◆ Your instructions
Of the lines listed below, how many contain the string "diagram"? Answer with the number alone.

>> Start Data shown

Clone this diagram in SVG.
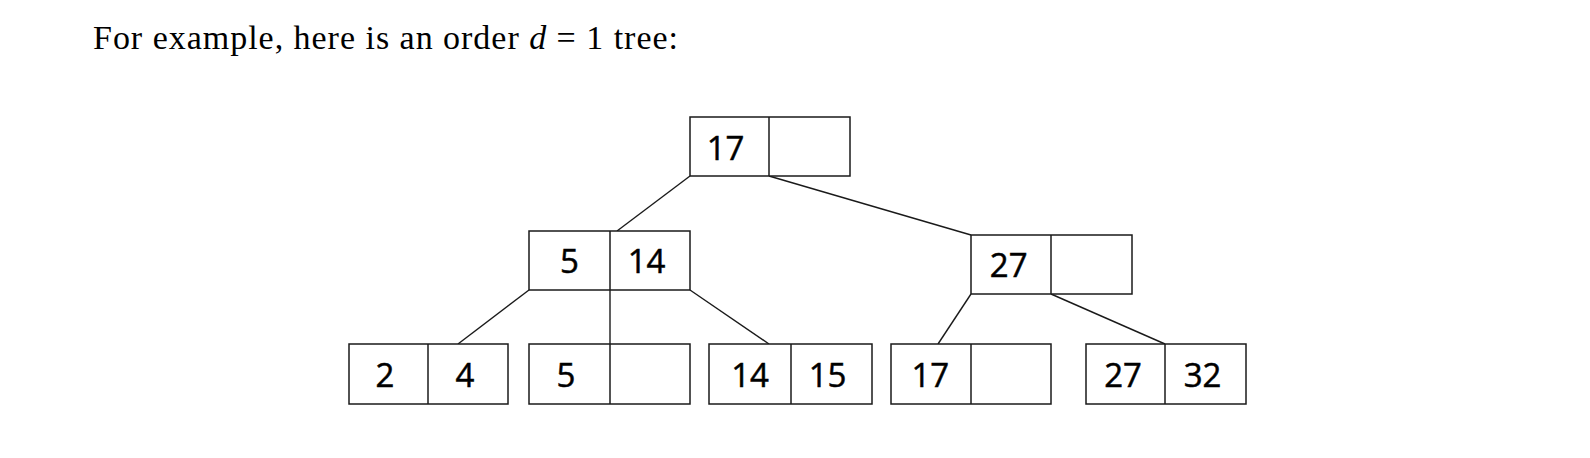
<svg xmlns="http://www.w3.org/2000/svg" width="1590" height="458" viewBox="0 0 1590 458">
<style>
.box{fill:#fff;stroke:#1a1a1a;stroke-width:1.5}
.div{stroke:#1a1a1a;stroke-width:1.5}
.edge{stroke:#1a1a1a;stroke-width:1.4;fill:none}
.num{font-family:"Open Sans","Liberation Sans",sans-serif;font-size:33px;fill:#000;stroke:#000;stroke-width:0.5;text-anchor:middle}
.cap{font-family:"Liberation Serif","DejaVu Serif",serif;font-size:34px;fill:#000}
</style>
<rect width="1590" height="458" fill="#fff"/>
<text class="cap" x="93" y="49.3" textLength="585" lengthAdjust="spacing">For example, here is an order <tspan font-style="italic">d</tspan> = 1 tree:</text>
<g id="connectors">
<line class="edge" x1="690" y1="176" x2="617" y2="231"/>
<line class="edge" x1="769" y1="176" x2="971" y2="235"/>
<line class="edge" x1="529" y1="290" x2="458" y2="344"/>
<line class="edge" x1="610" y1="290" x2="610" y2="344"/>
<line class="edge" x1="690" y1="290" x2="769" y2="344"/>
<line class="edge" x1="971" y1="294" x2="938" y2="344"/>
<line class="edge" x1="1051" y1="294" x2="1165" y2="344"/>
</g>
<g id="root">
<rect class="box" x="690" y="117" width="160" height="59"/>
<line class="div" x1="769" y1="117" x2="769" y2="176"/>
<text class="num" x="725.5" y="159.5">17</text>
</g>
<g id="n5_14">
<rect class="box" x="529" y="231" width="161" height="59"/>
<line class="div" x1="610" y1="231" x2="610" y2="290"/>
<text class="num" x="569.5" y="273">5</text>
<text class="num" x="646.5" y="273">14</text>
</g>
<g id="n27">
<rect class="box" x="971" y="235" width="161" height="59"/>
<line class="div" x1="1051" y1="235" x2="1051" y2="294"/>
<text class="num" x="1008.7" y="276.7">27</text>
</g>
<g id="leaf2_4">
<rect class="box" x="349" y="344" width="159" height="60"/>
<line class="div" x1="428" y1="344" x2="428" y2="404"/>
<text class="num" x="385" y="386.7">2</text>
<text class="num" x="465" y="386.7">4</text>
</g>
<g id="leaf5">
<rect class="box" x="529" y="344" width="161" height="60"/>
<line class="div" x1="610" y1="344" x2="610" y2="404"/>
<text class="num" x="566" y="386.7">5</text>
</g>
<g id="leaf14_15">
<rect class="box" x="709" y="344" width="163" height="60"/>
<line class="div" x1="791" y1="344" x2="791" y2="404"/>
<text class="num" x="750" y="386.7">14</text>
<text class="num" x="827.5" y="386.7">15</text>
</g>
<g id="leaf17">
<rect class="box" x="891" y="344" width="160" height="60"/>
<line class="div" x1="971" y1="344" x2="971" y2="404"/>
<text class="num" x="930.3" y="386.7">17</text>
</g>
<g id="leaf27_32">
<rect class="box" x="1086" y="344" width="160" height="60"/>
<line class="div" x1="1165" y1="344" x2="1165" y2="404"/>
<text class="num" x="1123" y="386.7">27</text>
<text class="num" x="1202.5" y="386.7">32</text>
</g>
</svg>
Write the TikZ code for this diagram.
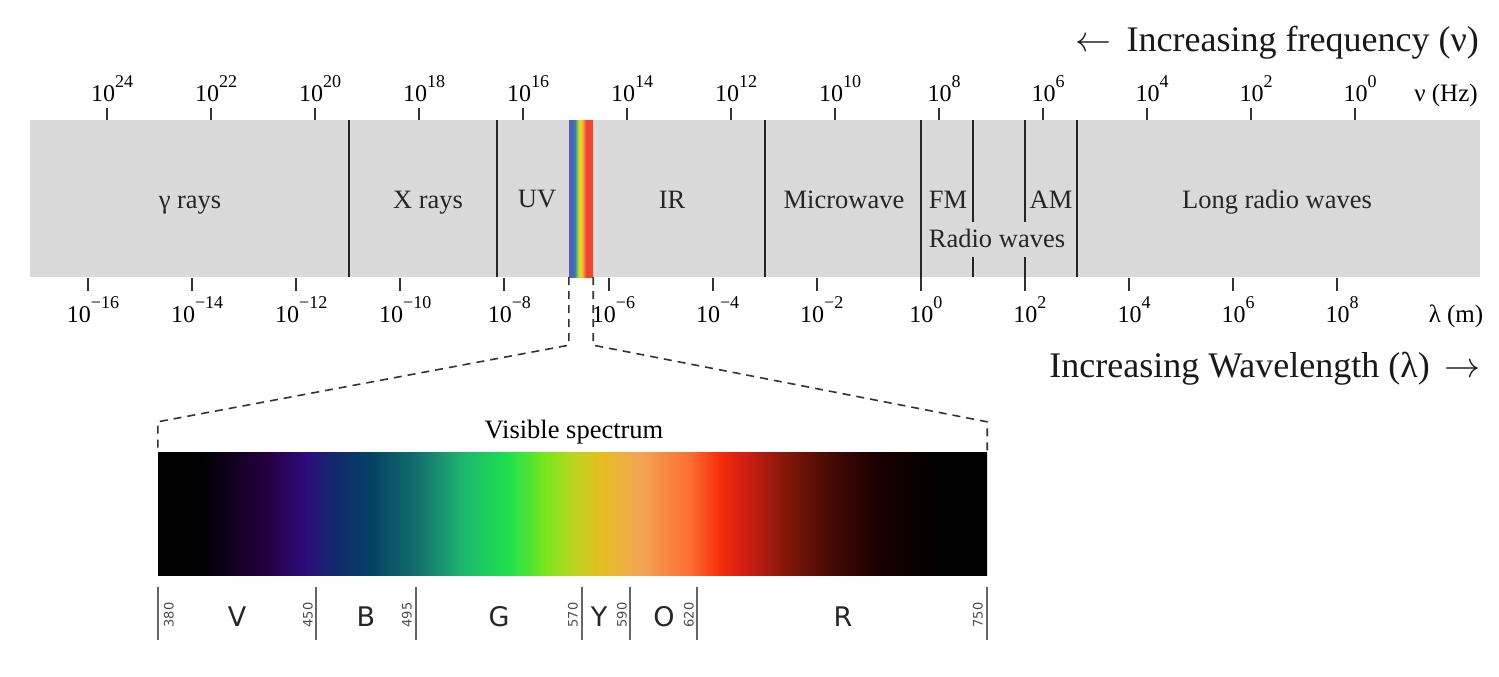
\documentclass[tikz,border=0pt]{standalone}
\usepackage{fix-cm}
\usepackage{fontspec}
\setmainfont{Liberation Serif}
\newfontfamily\visfont{DejaVu Sans}
\usepackage{tikz}
\usetikzlibrary{positioning}
\usepackage{xcolor}

\definecolor{bandgray}{RGB}{218,218,218}
% colours of the visible band
\definecolor{vsA}{RGB}{40,0,70}
\definecolor{vsB}{RGB}{45,12,125}
\definecolor{vsC}{RGB}{20,38,110}
\definecolor{vsD}{RGB}{5,65,100}
\definecolor{vsE}{RGB}{20,115,110}
\definecolor{vsF}{RGB}{30,185,110}
\definecolor{vsG}{RGB}{30,225,75}
\definecolor{vsH}{RGB}{120,230,30}
\definecolor{vsI}{RGB}{185,215,30}
\definecolor{vsJ}{RGB}{230,190,35}
\definecolor{vsK}{RGB}{242,165,85}
\definecolor{vsL}{RGB}{250,110,50}
\definecolor{vsM}{RGB}{245,45,10}
\definecolor{vsN}{RGB}{210,30,20}
\definecolor{vsO}{RGB}{140,25,10}
\definecolor{vsP}{RGB}{70,10,5}
\definecolor{vsQ}{RGB}{25,0,0}
% colours of the narrow strip
\definecolor{rbblue}{RGB}{85,95,180}
\definecolor{rbteal}{RGB}{40,140,170}
\definecolor{rbgreen}{RGB}{175,212,60}
\definecolor{rbyellow}{RGB}{245,215,50}
\definecolor{rborange}{RGB}{245,160,50}
\definecolor{rbred}{RGB}{235,70,50}

\pgfdeclarehorizontalshading{visible}{100bp}{%
  color(0bp)=(black); color(25bp)=(black); color(27.5bp)=(black);
  color(31.8bp)=(vsA); color(33.9bp)=(vsB); color(35.4bp)=(vsC);
  color(37.8bp)=(vsD); color(40.8bp)=(vsE); color(43.5bp)=(vsF);
  color(46.2bp)=(vsG); color(48.3bp)=(vsH); color(50bp)=(vsI);
  color(51.7bp)=(vsJ); color(54.1bp)=(vsK); color(57.1bp)=(vsL);
  color(58.9bp)=(vsM); color(60.4bp)=(vsN); color(62.5bp)=(vsO);
  color(65.5bp)=(vsP); color(68.5bp)=(vsQ); color(72.2bp)=(black);
  color(75bp)=(black); color(100bp)=(black)}
\pgfdeclarehorizontalshading{rainbow}{100bp}{%
  color(0bp)=(rbblue); color(25bp)=(rbblue); color(31bp)=(rbblue);
  color(37.5bp)=(rbteal); color(43.7bp)=(rbgreen); color(49bp)=(rbyellow);
  color(54.2bp)=(rborange); color(60.4bp)=(rbred); color(75bp)=(rbred);
  color(100bp)=(rbred)}

% power of ten
\newcommand{\pw}[1]{10\raisebox{0.55em}{\fontsize{18}{18}\selectfont #1}}

\tikzset{
  band/.style={fill=bandgray,inner sep=0pt,minimum width=1450pt,minimum height=157pt},
  divider/.style={line width=2pt,black!85},
  tickmark/.style={line width=2pt,black!80},
  toplab/.style={anchor=base,inner sep=0pt,font=\fontsize{25}{25}\selectfont},
  powlab/.style={anchor=base,inner sep=0pt,xshift=5pt,font=\fontsize{24}{24}\selectfont},
  bandlab/.style={anchor=base,inner sep=0pt,font=\fontsize{26.5}{28}\selectfont,text=black!85},
  headlab/.style={anchor=base east,inner sep=0pt,font=\fontsize{36}{38}\selectfont,text=black!90},
  zoomline/.style={dashed,dash pattern=on 8pt off 6pt,line width=1.6pt,black!80},
  vistick/.style={line width=1.3pt,black!60},
  visnum/.style={rotate=90,inner sep=0pt,font=\visfont\fontsize{13}{13}\selectfont,text=black!70},
  colourlab/.style={inner sep=0pt,font=\visfont\fontsize{27}{28}\selectfont,text=black!85}
}

\begin{document}
\begin{tikzpicture}[x=1pt,y=-1pt]
  \useasboundingbox (0,0) rectangle (1499,677);

  % the spectrum band
  \node[band] (em) at (755,198.5) {};
  \node[inner sep=0pt,minimum width=24pt,minimum height=157pt,shading=rainbow] (strip) at (581,198.5) {};

  \foreach \x in {349,497,765,1077}
    \draw[divider] (\x,120) -- (\x,277);
  \draw[divider] (921,120) -- (921,291);
  \draw[divider] (973,120) -- (973,222) (973,257) -- (973,277);
  \draw[divider] (1025,120) -- (1025,222) (1025,257) -- (1025,291);

  % frequency scale
  \foreach \e [count=\i from 0] in {24,22,...,0} {
    \draw[tickmark] (107+104*\i,108) -- (107+104*\i,120);
    \node[powlab] (nu\i) at (107+104*\i,101) {\pw{\e}};
  }
  \node[toplab] (nuunit) at (1446,101) {ν (Hz)};

  % wavelength scale
  \foreach \e [count=\i from 0] in {−16,−14,−12,−10,−8,−6,−4,−2,0,2,4,6,8} {
    \draw[tickmark] (88+104.1*\i,278) -- (88+104.1*\i,291);
    \node[powlab] (lam\i) at (88+104.1*\i,322) {\pw{\e}};
  }
  \node[toplab] (lamunit) at (1456,322) {λ (m)};

  \node[bandlab] (gamma) at (190,208) {γ rays};
  \node[bandlab] (xray) at (428,208) {X rays};
  \node[bandlab] (uv) at (537,207) {UV};
  \node[bandlab] (ir) at (672,208) {IR};
  \node[bandlab] (micro) at (844,208) {Microwave};
  \node[bandlab] (fm) at (948,208) {FM};
  \node[bandlab] (am) at (1051,208) {AM};
  \node[bandlab] (radio) at (997,247) {Radio waves};
  \node[bandlab] (long) at (1277,208) {Long radio waves};

  \node[headlab] (freq) at (1479,52) {$\leftarrow$\, Increasing frequency (ν)};
  \node[headlab] (wave) at (1481,377) {Increasing Wavelength (λ)\, $\rightarrow$};

  % visible part
  \node[inner sep=0pt,minimum width=829pt,minimum height=123pt,shading=visible] (vis) at (572.5,513.5) {};
  \node[toplab,font=\fontsize{26.5}{28}\selectfont] (vistitle) at (574,438) {Visible spectrum};

  \draw[zoomline] (strip.south west) -- ++(0,68) -- ([yshift=30pt]vis.north west) -- (vis.north west);
  \draw[zoomline] (strip.south east) -- ++(0,68) -- ([yshift=30pt]vis.north east) -- (vis.north east);

  \foreach \x in {158,316,416,582,630,697,987}
    \draw[vistick] (\x,587) -- (\x,640);
  \node[visnum] (n380) at (169,615) {380};
  \foreach \nm/\x in {450/308,495/407,570/573,590/622,620/689,750/978}
    \node[visnum] (n\nm) at (\x,615) {\nm};

  \node[colourlab] (cV) at (237,617) {V};
  \node[colourlab] (cB) at (366,617) {B};
  \node[colourlab] (cG) at (499,617) {G};
  \node[colourlab] (cY) at (599,617) {Y};
  \node[colourlab] (cO) at (664,617) {O};
  \node[colourlab] (cR) at (843,617) {R};
\end{tikzpicture}
\end{document}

>> End Data shown

◆ The reply
2